Influence of a surface in the nonretarded interaction between two atoms

In this work we obtain analytical expressions for the nonadditivity effects in the dispersive interaction between two atoms and a perfectly conducting surface of arbitrary shape in the nonretarded regime. We show that this three-body quantum-mechanical problem can be solved by mapping it onto a two-body electrostatic one. We apply the general formulas developed in this paper in several examples. First we rederive the London interaction as a particular case of our formalism. Then we investigate other interesting examples, such as the setup where two atoms lie inside a plane capacitor.

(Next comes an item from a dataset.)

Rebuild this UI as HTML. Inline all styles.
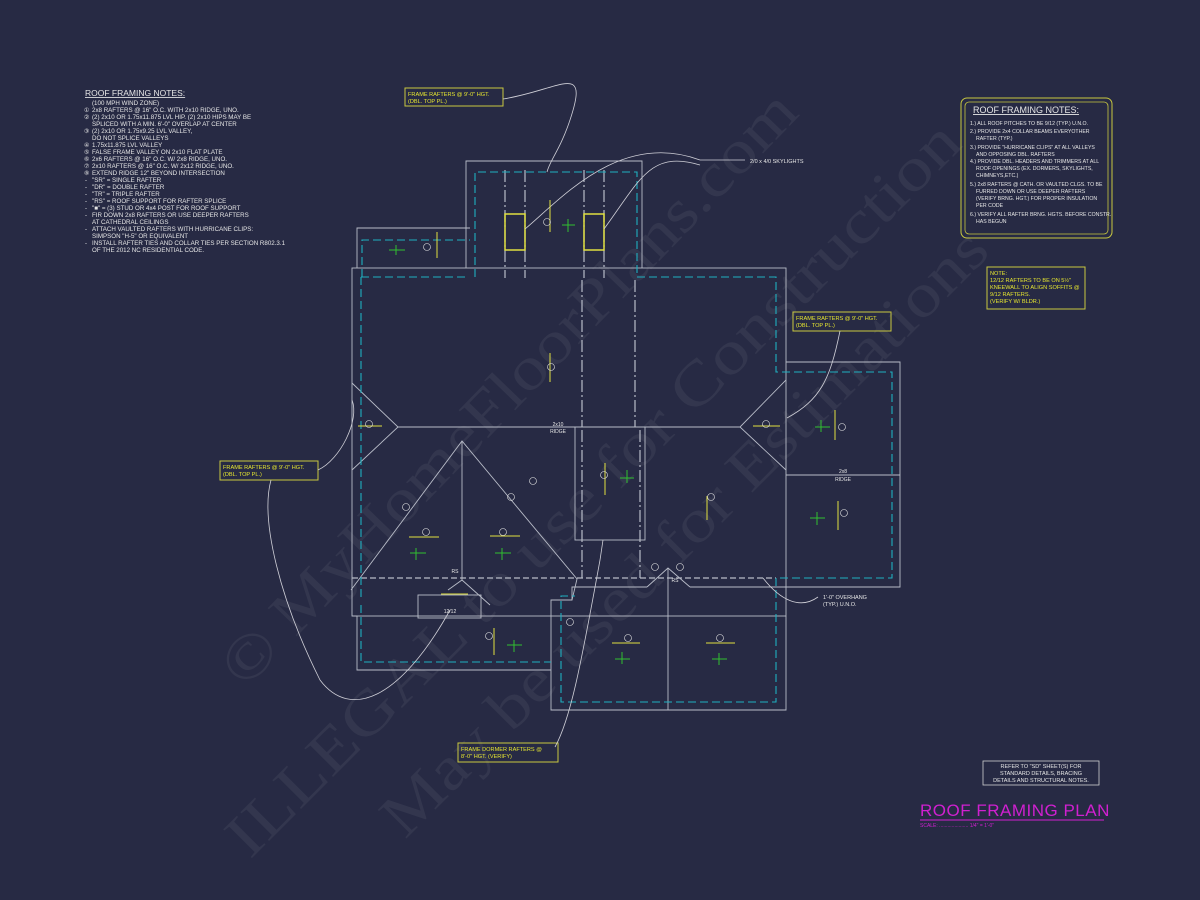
<!DOCTYPE html>
<html><head><meta charset="utf-8"><style>
html,body{margin:0;padding:0;background:#272a44;}
svg{display:block}
text{font-family:"Liberation Sans",sans-serif;}
.wm text{font-family:"Liberation Serif",serif;}
</style></head><body>
<svg width="1200" height="900" viewBox="0 0 1200 900" xmlns="http://www.w3.org/2000/svg">
<rect width="1200" height="900" fill="#272a44"/>
<!-- watermark -->
<g class="wm" fill="#33364e" font-size="62">
<text transform="translate(245,690) rotate(-46)" textLength="800" lengthAdjust="spacingAndGlyphs">© MyHomeFloorPlans.com</text>
<text transform="translate(250,860) rotate(-45)" textLength="1010" lengthAdjust="spacingAndGlyphs">ILLEGAL to use for Construction</text>
<text transform="translate(405,840) rotate(-45)" textLength="830" lengthAdjust="spacingAndGlyphs">May be used for Estimations</text>
</g>
<!-- left notes -->
<g fill="#e6e6e6" font-size="6.2">
<text x="85" y="96" font-size="8.5" text-decoration="underline">ROOF FRAMING NOTES:</text>
<text x="92" y="105">(100 MPH WIND ZONE)</text>
<text x="92" y="112">2x8 RAFTERS @ 16" O.C. WITH 2x10 RIDGE, UNO.</text>
<text x="92" y="119">(2) 2x10 OR 1.75x11.875 LVL HIP. (2) 2x10 HIPS MAY BE</text>
<text x="92" y="126">SPLICED WITH A MIN. 6'-0" OVERLAP AT CENTER</text>
<text x="92" y="133">(2) 2x10 OR 1.75x9.25 LVL VALLEY,</text>
<text x="92" y="140">DO NOT SPLICE VALLEYS</text>
<text x="92" y="147">1.75x11.875 LVL VALLEY</text>
<text x="92" y="154">FALSE FRAME VALLEY ON 2x10 FLAT PLATE</text>
<text x="92" y="161">2x6 RAFTERS @ 16" O.C. W/ 2x8 RIDGE, UNO.</text>
<text x="92" y="168">2x10 RAFTERS @ 16" O.C. W/ 2x12 RIDGE, UNO.</text>
<text x="92" y="175">EXTEND RIDGE 12" BEYOND INTERSECTION</text>
<text x="92" y="182">"SR" = SINGLE RAFTER</text>
<text x="92" y="189">"DR" = DOUBLE RAFTER</text>
<text x="92" y="196">"TR" = TRIPLE RAFTER</text>
<text x="92" y="203">"RS" = ROOF SUPPORT FOR RAFTER SPLICE</text>
<text x="92" y="210">"■" = (3) STUD OR 4x4 POST FOR ROOF SUPPORT</text>
<text x="92" y="217">FIR DOWN 2x8 RAFTERS OR USE DEEPER RAFTERS</text>
<text x="92" y="224">AT CATHEDRAL CEILINGS</text>
<text x="92" y="231">ATTACH VAULTED RAFTERS WITH HURRICANE CLIPS:</text>
<text x="92" y="238">SIMPSON "H-5" OR EQUIVALENT</text>
<text x="92" y="245">INSTALL RAFTER TIES AND COLLAR TIES PER SECTION R802.3.1</text>
<text x="92" y="252">OF THE 2012 NC RESIDENTIAL CODE.</text>
<g font-size="6"><text x="84" y="112">①</text><text x="84" y="119">②</text><text x="84" y="133">③</text><text x="84" y="147">④</text><text x="84" y="154">⑤</text><text x="84" y="161">⑥</text><text x="84" y="168">⑦</text><text x="84" y="175">⑧</text>
<text x="85" y="182">-</text><text x="85" y="189">-</text><text x="85" y="196">-</text><text x="85" y="203">-</text><text x="85" y="210">-</text><text x="85" y="217">-</text><text x="85" y="231">-</text><text x="85" y="245">-</text></g>
</g>
<!-- right notes box -->
<rect x="961" y="98" width="151" height="140" rx="6" fill="none" stroke="#c8c840" stroke-width="1"/>
<rect x="965" y="102" width="143" height="132" rx="4" fill="none" stroke="#c8c840" stroke-width="0.8"/>
<g fill="#e6e6e6" font-size="5.2">
<text x="973" y="113" font-size="9" text-decoration="underline">ROOF FRAMING NOTES:</text>
<text x="970" y="125">1.) ALL ROOF PITCHES TO BE  9/12 (TYP.) U.N.O.</text>
<text x="970" y="133">2.) PROVIDE 2x4 COLLAR BEAMS EVERYOTHER</text>
<text x="976" y="140">RAFTER (TYP.)</text>
<text x="970" y="149">3.) PROVIDE "HURRICANE CLIPS" AT ALL VALLEYS</text>
<text x="976" y="156">AND OPPOSING DBL. RAFTERS</text>
<text x="970" y="163">4.) PROVIDE DBL. HEADERS AND TRIMMERS AT ALL</text>
<text x="976" y="170">ROOF OPENINGS (EX. DORMERS, SKYLIGHTS,</text>
<text x="976" y="177">CHIMNEYS,ETC.)</text>
<text x="970" y="186">5.) 2x8 RAFTERS @ CATH. OR VAULTED CLGS. TO BE</text>
<text x="976" y="193">FURRED DOWN OR USE DEEPER RAFTERS</text>
<text x="976" y="200">(VERIFY BRNG. HGT.) FOR PROPER INSULATION</text>
<text x="976" y="207">PER CODE</text>
<text x="970" y="216">6.) VERIFY ALL RAFTER BRNG. HGTS. BEFORE CONSTR.</text>
<text x="976" y="223">HAS BEGUN</text>
</g>
<!-- yellow note boxes -->
<g fill="none" stroke="#c8c840" stroke-width="1">
<rect x="987" y="267" width="98" height="42"/>
<rect x="405" y="88" width="98" height="18"/>
<rect x="793" y="312" width="98" height="19"/>
<rect x="220" y="461" width="98" height="19"/>
<rect x="458" y="743" width="100" height="19"/>
</g>
<g fill="#e6e630" font-size="5.6">
<text x="990" y="275">NOTE:</text><text x="990" y="282">12/12 RAFTERS TO BE ON 5½"</text><text x="990" y="289">KNEEWALL TO ALIGN SOFFITS @</text><text x="990" y="296">9/12 RAFTERS.</text><text x="990" y="303">(VERIFY W/ BLDR.)</text>
<text x="408" y="96">FRAME RAFTERS @ 9'-0" HGT.</text><text x="408" y="103">(DBL. TOP PL.)</text>
<text x="796" y="320">FRAME RAFTERS @ 9'-0" HGT.</text><text x="796" y="327">(DBL. TOP PL.)</text>
<text x="223" y="469">FRAME RAFTERS @ 9'-0" HGT.</text><text x="223" y="476">(DBL. TOP PL.)</text>
<text x="461" y="751">FRAME DORMER RAFTERS @</text><text x="461" y="758">8'-0" HGT. (VERIFY)</text>
</g>
<!-- refer box / title -->
<rect x="983" y="761" width="116" height="24" fill="none" stroke="#d0d0d0" stroke-width="0.8"/>
<g fill="#e6e6e6" font-size="5.5" text-anchor="middle">
<text x="1041" y="768">REFER TO "SD" SHEET(S) FOR</text><text x="1041" y="775">STANDARD DETAILS, BRACING</text><text x="1041" y="782">DETAILS AND STRUCTURAL NOTES.</text>
</g>
<text x="920" y="816" fill="#d020d0" font-size="17" letter-spacing="0.5">ROOF FRAMING PLAN</text>
<line x1="920" y1="820" x2="1104" y2="820" stroke="#d020d0" stroke-width="1"/>
<text x="920" y="827" fill="#d020d0" font-size="5">SCALE: ..................... 1/4" = 1'-0"</text>
<!-- building outlines -->
<g fill="none" stroke="#b8bcc8" stroke-width="0.9">
<polyline points="466,268 466,161 642,161 642,268"/>
<polyline points="357,268 357,228 470,228"/>
<rect x="352" y="268" width="434" height="348"/>
<polyline points="786,362 900,362 900,587 690,587"/>
<polyline points="647,587 572,587 572,600 551,600 551,710 786,710 786,616"/>
<polyline points="352,616 357,616 357,670 551,670"/>
<line x1="398" y1="427" x2="740" y2="427"/>
<polyline points="352,383 398,427 352,470"/>
<polyline points="786,380 740,427 786,470"/>
<line x1="786" y1="475" x2="900" y2="475"/>
<polyline points="351,590 462,441 577,579 572,600"/>
<line x1="462" y1="441" x2="462" y2="580"/>
<rect x="575" y="427" width="70" height="113"/>
<polyline points="647,587 668,568 690,587"/>
<line x1="668" y1="568" x2="668" y2="710"/>
<rect x="418" y="595" width="63" height="23"/>
<polyline points="448,590 462,580 490,605"/>
</g>
<!-- dash-dot rafters -->
<g stroke="#b8bcc8" stroke-width="1.2" stroke-dasharray="12,3,2,3">
<line x1="505" y1="170" x2="505" y2="278"/><line x1="525" y1="170" x2="525" y2="278"/>
<line x1="584" y1="170" x2="584" y2="278"/><line x1="604" y1="170" x2="604" y2="278"/>
<line x1="582" y1="280" x2="582" y2="427"/><line x1="635" y1="280" x2="635" y2="427"/>
<line x1="582" y1="430" x2="582" y2="578"/><line x1="640" y1="430" x2="640" y2="578"/>
<line x1="352" y1="578" x2="776" y2="578" stroke-dasharray="6,3"/>
</g>
<!-- cyan dashed -->
<g fill="none" stroke="#1fb0c0" stroke-width="1.1" stroke-dasharray="8,4">
<polyline points="475,277 475,172 637,172 637,277"/>
<polyline points="362,277 362,240 470,240"/>
<polyline points="637,277 776,277 776,372 892,372 892,578 776,578"/>
<polyline points="361,277 361,598"/>
<polyline points="776,578 776,702 561,702 561,596 575,596"/>
<polyline points="361,605 361,662 551,662"/>
<polyline points="361,277 466,277"/>
</g>
<!-- skylights -->
<g fill="none" stroke="#e0e040" stroke-width="1.5">
<rect x="505" y="214" width="20" height="36"/><rect x="584" y="214" width="20" height="36"/>
</g>
<!-- leader curves -->
<g fill="none" stroke="#d0d0d8" stroke-width="0.8">
<path d="M503,99 C560,90 590,60 570,120 C560,150 550,160 547,172"/>
<path d="M525,229 C560,200 620,130 700,160"/>
<path d="M604,229 C640,180 650,150 700,165"/>
<path d="M840,331 C830,380 820,400 787,418"/>
<path d="M318,470 C340,460 360,420 352,400"/>
<path d="M271,480 C260,520 280,600 320,680 C350,720 400,700 450,610"/>
<path d="M555,747 C570,720 580,670 600,560 L603,540"/>
<path d="M763,578 C780,600 800,610 818,597"/>
<path d="M700,160 L745,160"/>
</g>
<text x="750" y="163" fill="#e6e6e6" font-size="5.5">2/0 x 4/0 SKYLIGHTS</text>
<text x="823" y="599" fill="#e6e6e6" font-size="5.5">1'-0" OVERHANG</text>
<text x="823" y="606" fill="#e6e6e6" font-size="5.5">(TYP.) U.N.O.</text>
<!-- labels -->
<g fill="#e6e6e6" font-size="5" text-anchor="middle">
<text x="558" y="426">2x10</text><text x="558" y="433">RIDGE</text>
<text x="843" y="473">2x8</text><text x="843" y="481">RIDGE</text>
<text x="455" y="573">RS</text><text x="675" y="582">RS</text>
<text x="450" y="613">12/12</text>
</g>
<!-- yellow arrows & green pitch marks (simplified) -->
<g stroke="#e0e040" stroke-width="1">
<line x1="550" y1="200" x2="550" y2="232"/><line x1="437" y1="232" x2="437" y2="258"/>
<line x1="550" y1="353" x2="550" y2="382"/><line x1="358" y1="426" x2="382" y2="426"/>
<line x1="753" y1="426" x2="780" y2="426"/><line x1="605" y1="463" x2="605" y2="495"/>
<line x1="409" y1="537" x2="439" y2="537"/><line x1="490" y1="536" x2="520" y2="536"/>
<line x1="707" y1="496" x2="707" y2="520"/><line x1="835" y1="410" x2="835" y2="440"/>
<line x1="838" y1="501" x2="838" y2="530"/><line x1="494" y1="628" x2="494" y2="655"/>
<line x1="612" y1="643" x2="640" y2="643"/><line x1="706" y1="643" x2="735" y2="643"/>
<line x1="441" y1="594" x2="468" y2="594"/>
</g>
<g stroke="#30c030" stroke-width="1">
<line x1="568" y1="219" x2="568" y2="232"/><line x1="562" y1="225" x2="575" y2="225"/>
<line x1="396" y1="245" x2="396" y2="255"/><line x1="389" y1="250" x2="405" y2="250"/>
<line x1="627" y1="470" x2="627" y2="483"/><line x1="620" y1="478" x2="634" y2="478"/>
<line x1="416" y1="548" x2="416" y2="560"/><line x1="410" y1="553" x2="426" y2="553"/>
<line x1="502" y1="548" x2="502" y2="560"/><line x1="495" y1="553" x2="511" y2="553"/>
<line x1="821" y1="420" x2="821" y2="432"/><line x1="815" y1="427" x2="830" y2="427"/>
<line x1="817" y1="512" x2="817" y2="525"/><line x1="810" y1="518" x2="825" y2="518"/>
<line x1="514" y1="640" x2="514" y2="652"/><line x1="507" y1="645" x2="522" y2="645"/>
<line x1="622" y1="652" x2="622" y2="664"/><line x1="615" y1="659" x2="630" y2="659"/>
<line x1="719" y1="653" x2="719" y2="665"/><line x1="712" y1="659" x2="727" y2="659"/>
</g>
<g fill="none" stroke="#e6e6e6" stroke-width="0.6">
<circle cx="547" cy="222" r="3.5"/><circle cx="427" cy="247" r="3.5"/><circle cx="551" cy="367" r="3.5"/>
<circle cx="369" cy="424" r="3.5"/><circle cx="766" cy="424" r="3.5"/><circle cx="604" cy="475" r="3.5"/>
<circle cx="533" cy="481" r="3.5"/><circle cx="511" cy="497" r="3.5"/><circle cx="406" cy="507" r="3.5"/>
<circle cx="426" cy="532" r="3.5"/><circle cx="503" cy="532" r="3.5"/><circle cx="711" cy="497" r="3.5"/>
<circle cx="842" cy="427" r="3.5"/><circle cx="844" cy="513" r="3.5"/><circle cx="489" cy="636" r="3.5"/>
<circle cx="570" cy="622" r="3.5"/><circle cx="628" cy="638" r="3.5"/><circle cx="720" cy="638" r="3.5"/>
<circle cx="655" cy="567" r="3.5"/><circle cx="680" cy="567" r="3.5"/>
</g>
</svg>
</body></html>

Here we show that the nonadditivity is strikingly manifest since the planes lead to an exponential suppression of the interaction of the atoms. As a last example we deal with two atoms in the presence of a sphere, both grounded and isolated. We show that for realistic experimental parameters the nonadditivity may be relevant for the force in each atom.

Figure 1

Two atoms $A$ and $B$ in the presence of an infinite conducting plane. Here $\overline{A}$ is the image of $A$ and the image of $B$ is not represented; $R_{AB}$ is the distance between the atoms and ${\overline{R}}_{AB}$ is the distance between $B$ and the image of $A$, denoted by $\overline{A}$.

Figure 2

Two atoms $A$ and $B$ inside a perfectly conducting plate conductor. We choose the plane $z=0$ midway between the plates. Without any loss of generality, atom $A$ is put at $(0,0,z_A)$ and $B$ at $(x_B,0,z_B)$.

Figure 3

Nonadditive part of the interaction energy (normalized by the London interaction energy) as a function of the distance between atoms $A$ and $B$. The atoms are both equidistant to the plates. Here $R_{AB}$ is measured in units of $D$. The blue dashed curve shows the asymptotic behavior obtained via Eq. (50) while the red solid curve presents the exact result obtained through (49).

Figure 4

Nonadditive part of the force (normalized by the force between the atoms in vacuum) as a function of the distance between atom $A$ and atom $B$. The atoms are both equidistant to the plates. Here $R_{AB}$ is measured in units of $D$. The blue dashed curve shows the asymptotic behavior obtained via Eq. (50) while the red solid curve presents the exact result obtained through (49).

Figure 5

Two atoms near a conducting sphere. Here ${\mathbf{R}}_{AB}$ is parallel to the $\mathcal{Y}$ axis.

Figure 6

Nonadditive part of the $x$ component of the force exerted on atom $B$ (normalized by the London force) as a function of the distance between atom $B$ and the center of the sphere. Here ${\mathbf{R}}_{AB}$ remains always perpendicular to ${\mathbf{r}}_B$. The red solid curve is for two atoms separated by $d_A=0.002a$ and the blue dashed curve is for $d_A=0.003a$.

Figure 7

Ratio between the isolated sphere's and the grounded sphere's nonadditive contributions for the interaction energy. The horizontal axis stands for the distance of atom $A$ to the center of the sphere (in units of the radius of the sphere). Atom $B$ is farther from the sphere, separated by a distance $R_{AB}=0.002a$ from atom $A$ and collinear with it and the center of the sphere.